Hoy lo recuerdo, abuelo Domingo. De andar silencioso y camiseta arremangada, aunque el invierno haya traído un frío de perros. Va de aquí para allá, incansablemente. A nadie molesta en su trajinar noble, que hoy está concentrado en cambiarle el motor a su camión, la herramienta que le permite mantener su casa, mujer y cinco hijas. Tiene dos motores, uno de repuesto y los hace trabajar alternativamente para prolongar su vida útil. El camión, contratado por el gobierno, tiene un trajín sostenido y siempre está "de hojita". Sus hijas son su orgullo. "Hubiera querido tener más", responde cuando le preguntan si no lo hubiese gustado tener un hijo varón.
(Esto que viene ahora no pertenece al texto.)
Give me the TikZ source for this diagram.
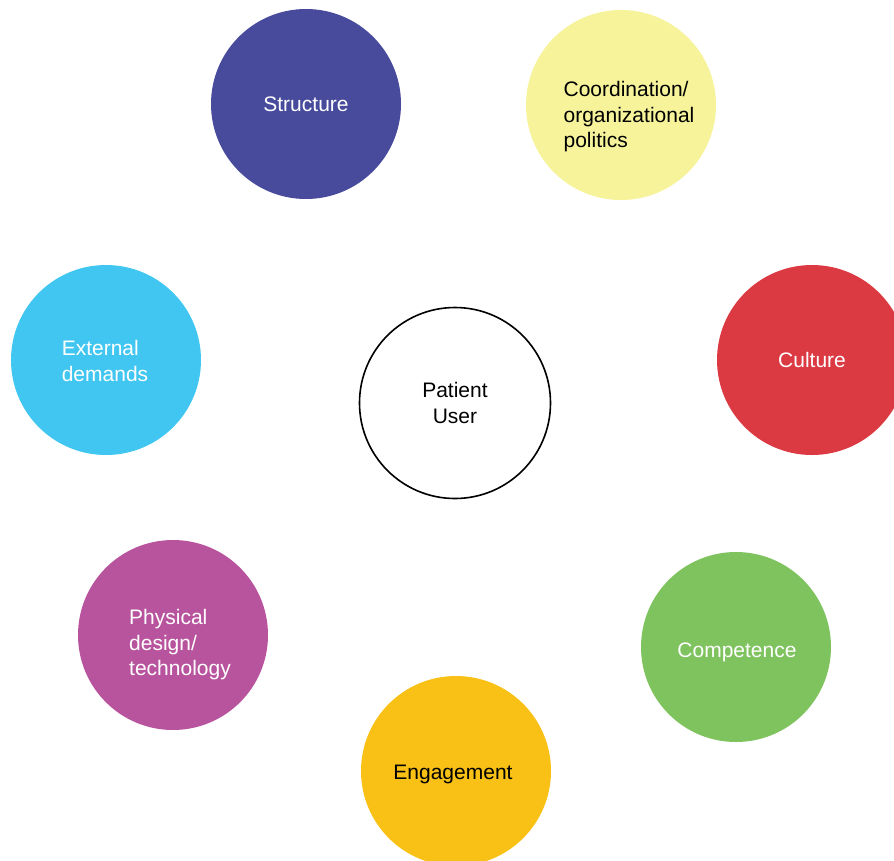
\documentclass[tikz,border=0pt]{standalone}
\usepackage{fontspec}
\setmainfont{Liberation Sans}
\definecolor{structblue}{HTML}{484A9C}
\definecolor{coordyellow}{HTML}{F6F39B}
\definecolor{culturered}{HTML}{DC3A42}
\definecolor{competgreen}{HTML}{7FC35F}
\definecolor{engageorange}{HTML}{F9C016}
\definecolor{physpurple}{HTML}{B8549E}
\definecolor{extcyan}{HTML}{40C6F0}

\begin{document}
\begin{tikzpicture}[x=1pt,y=-1pt,
        bubble/.style={circle,minimum size=190pt,inner sep=0pt},
        lbl/.style={align=left,font=\fontsize{21}{25.5}\selectfont,inner sep=0pt}]
    \useasboundingbox (0,0) rectangle (894,860);
    \clip (0,0) rectangle (894,860);
    % outer circles
    \node[bubble,fill=structblue] (structure) at (306,104) {};
    \node[bubble,fill=coordyellow] (coord) at (621,105) {};
    \node[bubble,fill=culturered] (culture) at (812,360) {};
    \node[bubble,fill=competgreen] (compet) at (736,647) {};
    \node[bubble,fill=engageorange] (engage) at (456,771) {};
    \node[bubble,fill=physpurple] (physical) at (173,635) {};
    \node[bubble,fill=extcyan] (external) at (106,360) {};
    % centre
    \node[bubble,draw=black,line width=1.6pt,minimum size=191pt] (patient) at (455,403) {};
    % texts
    \node[lbl,white] (structuretxt) at (structure.center) {Structure};
    \node[lbl] (coordtxt) at ([shift={(8,12)}]coord.center) {Coordination/\\organizational\\politics};
    \node[lbl,white] (culturetxt) at (culture.center) {Culture};
    \node[lbl,white] (compettxt) at ([shift={(1,5)}]compet.center) {Competence};
    \node[lbl] (engagetxt) at ([shift={(-3,3)}]engage.center) {Engagement};
    \node[lbl,white] (physicaltxt) at ([shift={(7,10)}]physical.center) {Physical\\design/\\technology};
    \node[lbl,white] (externaltxt) at ([shift={(-1,1)}]external.center) {External\\demands};
    \node[lbl,align=center] (patienttxt) at ([shift={(0,0)}]patient.center) {Patient\\User};
\end{tikzpicture}
\end{document}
Un silbido apenas audible, sale de sus labios como una letanía, y denuncia por dónde anda. Arranca muy temprano, cuando aún es de noche y la madrugada parece titubear detrás del Pie de Palo. Enfila con su camión hacia la obra de la Catedral de la Capital, y es el encargado de transportar los ladrillos que hoy ofrecen la vista excepcional de nuestro máximo templo. Esa labor la hizo con especial esmero en tiempos de Monseñor Sansierra, y él creía firmemente, aunque no fuese un católico practicante, que con su camioncito estaba colaborando en la obra de Dios.
Tenía fama de un hombre de carácter difícil, sobre todo con los candidatos que querían arrimárseles a sus hijas. Y todos los yernos tuvimos que pasar por el trámite de "pedir la mano". Otros tiempos naturalmente. Recuerdo que me preparé como para rendir una materia, pues era consciente que la primera impresión sería la fundamental. Pero ni falta que hizo. Contrariamente a todo lo esperado, me encontré con un hombre simple, de pocas palabras, y que solamente me pidió que "cumpliera".
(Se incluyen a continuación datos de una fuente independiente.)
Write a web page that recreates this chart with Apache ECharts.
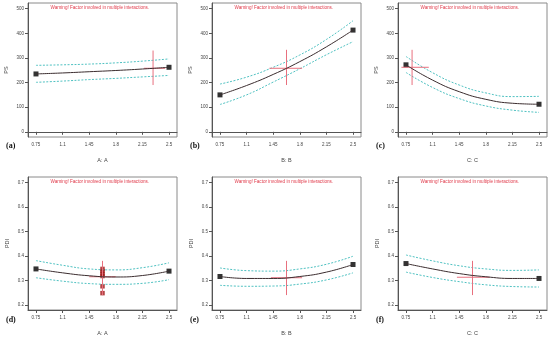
<!DOCTYPE html>
<html><head><meta charset="utf-8">
<script src="https://cdn.jsdelivr.net/npm/echarts@6/dist/echarts.min.js"></script>
<style>html,body{margin:0;padding:0;background:#fff}#c{width:550px;height:337px}</style>
</head><body><div id="c"></div>
<script>
const xTicks = [0.75, 1.1, 1.45, 1.8, 2.15, 2.5];
const psTicks = [0, 100, 200, 300, 400, 500];
const pdiTicks = [0.2, 0.3, 0.4, 0.5, 0.6, 0.7];
const panelLabels = ['(a)', '(b)', '(c)', '(d)', '(e)', '(f)'];
const xNames = ['A: A', 'B: B', 'C: C', 'A: A', 'B: B', 'C: C'];
const yNames = ['PS', 'PS', 'PS', 'PDI', 'PDI', 'PDI'];
const warning = 'Warning! Factor involved in multiple interactions.';

// PS vs A, B, C
const psMeanA = [235, 239, 244, 249, 255, 262];
const psUpA = [270, 272, 275, 280, 287, 296];
const psLoA = [201, 206, 212, 217, 223, 229];
const psMeanB = [150, 188, 233, 285, 345, 413];
const psUpB = [194, 222, 262, 312, 375, 451];
const psLoB = [111, 150, 202, 256, 313, 366];
const psMeanC = [272, 210, 163, 132, 116, 112];
const psUpC = [306, 240, 190, 158, 143, 144];
const psLoC = [241, 180, 135, 105, 88, 79];
// PDI vs A, B, C
const pdiMeanA = [0.347, 0.331, 0.319, 0.314, 0.320, 0.338];
const pdiUpA = [0.381, 0.362, 0.347, 0.343, 0.352, 0.372];
const pdiLoA = [0.311, 0.297, 0.287, 0.284, 0.288, 0.303];
const pdiMeanB = [0.316, 0.308, 0.308, 0.316, 0.334, 0.365];
const pdiUpB = [0.351, 0.340, 0.338, 0.347, 0.366, 0.399];
const pdiLoB = [0.280, 0.276, 0.277, 0.285, 0.302, 0.331];
const pdiMeanC = [0.369, 0.347, 0.328, 0.315, 0.308, 0.308];
const pdiUpC = [0.404, 0.380, 0.360, 0.347, 0.341, 0.343];
const pdiLoC = [0.334, 0.312, 0.295, 0.282, 0.275, 0.273];
// design points (panel d)
const designX = [1.625, 1.625, 1.625, 1.625, 1.625, 1.625];
const designPDI = [0.347, 0.338, 0.327, 0.318, 0.276, 0.248];
// crosshairs: [x, yLow, yHigh, yH, xLeft, xRight]
const crossA = [2.29, 190, 330, 258, 2.17, 2.45];
const crossB = [1.625, 190, 333, 258, 1.40, 1.83];
const crossC = [0.83, 190, 333, 262, 0.69, 1.05];
const crossD = [1.625, 0.24, 0.38, 0.315, 1.45, 1.80];
const crossE = [1.625, 0.24, 0.38, 0.311, 1.42, 1.83];
const crossF = [1.625, 0.24, 0.38, 0.313, 1.42, 1.85];

const panels = [
  {mean: psMeanA, up: psUpA, lo: psLoA, cross: crossA},
  {mean: psMeanB, up: psUpB, lo: psLoB, cross: crossB},
  {mean: psMeanC, up: psUpC, lo: psLoC, cross: crossC},
  {mean: pdiMeanA, up: pdiUpA, lo: pdiLoA, cross: crossD},
  {mean: pdiMeanB, up: pdiUpB, lo: pdiLoB, cross: crossE},
  {mean: pdiMeanC, up: pdiUpC, lo: pdiLoC, cross: crossF}
];

const lefts = [28, 212, 398];
const tops = [3, 177];
const W = 149, H = 134;
const grids = [], xAxes = [], yAxes = [], series = [], graphics = [];
const axisCol = '#555', textCol = '#444';
panels.forEach((p, i) => {
  const col = i % 3, row = Math.floor(i / 3);
  const isPS = row === 0;
  grids.push({left: lefts[col], top: tops[row], width: W, height: H, show: true,
    borderColor: '#8a8a8a', borderWidth: 1, backgroundColor: 'transparent'});
  xAxes.push({type: 'value', gridIndex: i, min: 0.645, max: 2.605,
    name: xNames[i], nameLocation: 'middle', nameGap: 20,
    nameTextStyle: {fontSize: 5.5, color: textCol, fontFamily: 'Liberation Sans'},
    axisLine: {lineStyle: {color: axisCol, width: 1}},
    axisTick: {customValues: xTicks, length: 3, lineStyle: {color: axisCol}},
    axisLabel: {customValues: xTicks, fontSize: 4.5, color: textCol, margin: 5,
      fontFamily: 'Liberation Sans', formatter: v => String(+v.toFixed(2))},
    splitLine: {show: false}});
  const ticks = isPS ? psTicks : pdiTicks;
  yAxes.push({type: 'value', gridIndex: i,
    min: isPS ? -21 : 0.179, max: isPS ? 523 : 0.723,
    name: yNames[i], nameLocation: 'middle', nameGap: isPS ? 19 : 18,
    nameTextStyle: {fontSize: 5.5, color: textCol, fontFamily: 'Liberation Sans'},
    axisLine: {show: true, lineStyle: {color: axisCol, width: 1}},
    axisTick: {show: true, customValues: ticks, length: 3, lineStyle: {color: axisCol}},
    axisLabel: {customValues: ticks, fontSize: 4.5, color: textCol, margin: 4,
      fontFamily: 'Liberation Sans', formatter: v => String(+v.toFixed(2))},
    splitLine: {show: false}});
  const xy = arr => xTicks.map((x, k) => [x, arr[k]]);
  const band = arr => ({type: 'line', xAxisIndex: i, yAxisIndex: i, data: xy(arr),
    smooth: 0.5, symbol: 'none', silent: true,
    lineStyle: {color: '#4fc1c1', width: 1, type: [2, 1.5]}});
  series.push(band(p.up), band(p.lo));
  const c = p.cross;
  series.push({type: 'line', xAxisIndex: i, yAxisIndex: i, symbol: 'none', silent: true,
    data: [[c[0], c[1]], [c[0], c[2]]], lineStyle: {color: '#e8707e', width: 1}});
  series.push({type: 'line', xAxisIndex: i, yAxisIndex: i, symbol: 'none', silent: true,
    data: [[c[4], c[3]], [c[5], c[3]]], lineStyle: {color: '#e8707e', width: 1}});
  series.push({type: 'line', xAxisIndex: i, yAxisIndex: i, data: xy(p.mean),
    smooth: 0.5, symbol: 'none', silent: true,
    lineStyle: {color: '#3a2c2e', width: 1}});
  series.push({type: 'scatter', xAxisIndex: i, yAxisIndex: i, symbol: 'rect', symbolSize: 5,
    itemStyle: {color: '#000'}, silent: true,
    data: [[xTicks[0], p.mean[0]], [xTicks[5], p.mean[5]]]});
  if (i === 3) {
    series.push({type: 'scatter', xAxisIndex: i, yAxisIndex: i, symbol: 'rect', symbolSize: 4.5,
      itemStyle: {color: '#a01818'}, silent: true,
      data: designX.map((x, k) => [x, designPDI[k]])});
  }
  graphics.push({type: 'text', left: lefts[col] + W / 2 - 52, top: tops[row] + 2,
    style: {text: warning, fill: '#e03a4a', fontSize: 4.6, fontFamily: 'Liberation Sans'}});
  graphics.push({type: 'text', left: lefts[col] - 22, top: tops[row] + H + 5,
    style: {text: panelLabels[i], fill: '#111', fontSize: 8, fontWeight: 'bold',
      fontFamily: 'Liberation Serif'}});
});

const chart = echarts.init(document.getElementById('c'), null, {renderer: 'canvas'});
chart.setOption({animation: false, grid: grids, xAxis: xAxes, yAxis: yAxes,
  series: series, graphic: graphics});
</script></body></html>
Una vez "habilitado", don Domingo me esperaba con un vinito casero que preparaba en el fondo de su casa. Mis hijos, de pequeños, siempre lo recuerdan moliendo la uva "a pata limpia", y luego le seguían en sus tareas enológicas. Le tomaba ese vinito con mucho respeto y agradecimiento, y con cada sorbo sentía que me aquerenciaba con aquel hombre. Más bueno que el pan. A su casa la pintaba todos los años, cuando llegaba el tiempo de las navidades, que para él eran unas fiestas de extrema importancia y significado. Así como ordenaba guardar riguroso ayuno para el viernes santo, fecha en que no dejaba que se tocara una escoba en la casa. Y, menos, como era tradición, que se escuchara música.
"¡Viva Cantoni!", solía decir por ahí, cuando estaba alegre, y le gustaba aclarar que no era bloquista, sino cantonista. Era una diferenciación cuyo significado seguramente atesoran y entienden los militantes de "la estrella". Cuando se jubiló entró en un estado como de desorientación, porque se le cortó el tema del camión y los horarios del trabajo. Eso lo marcó para mal, pues estaba hecho para otra cosa y no para regar jardines precisamente. Su vida se fue diluyendo despacito y estoy seguro que a donde haya ido a parar definitivamente, lo habrán dejado entrar sin hacerle problemas, porque no tenía mayores cuentas que rendir. Así transcurrió su vida, de hombre simple, trabajador y afecto a la familia, y que me ha hecho muy bien recordar, abuelo Domingo.